NTTC Weighs Fallout of Leaving ATA

ATLANTA -- American Trucking Associations has a Y2K problem that has nothing to do with configuring its computers to deal with the new millennium. The bug facing the organization is persuading its 14 conferences and national affiliates to develop closer ties with their bigger cousin by Dec. 31, 2000.

The National Tank Truck Carriers was the latest group to hear arguments to remain with ATA, which is restructuring itself as part of a strategic plan.

"There are 450,000 trucking companies in the United States and 3,100 pay dues to ATA. Less than 1% of the trucking industry is paying for the industry's lobbying and image initiatives," Walter B. McCormick Jr., president of ATA, told the carriers during a May 18 speech at NTTC's annual meeting here.

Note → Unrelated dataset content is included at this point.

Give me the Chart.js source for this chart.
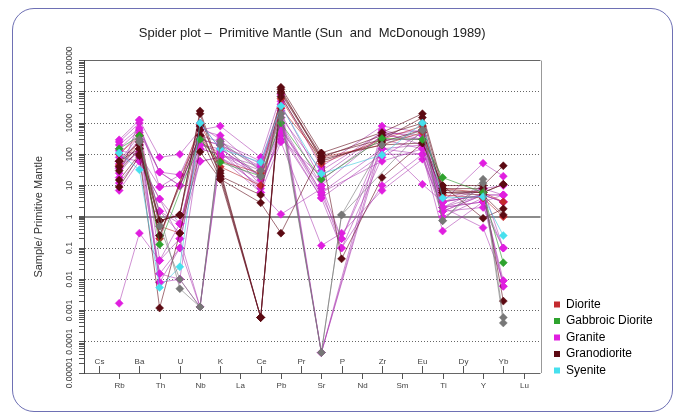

ATA, which reports subsidizing several of its five managed conferences at a 1998 cost of $163,575, says the uncertainty among the 14 groups is making its efforts to increase membership more challenging. The association also says the separate advocacy efforts of the conferences is hampering its ability to speak with a unified voice on behalf of trucking.



"The bottom line is that ATA member companies are getting tired of paying to provide benefits to their competitors who are not members," said John Wren, the ATA chairman who developed the reforms.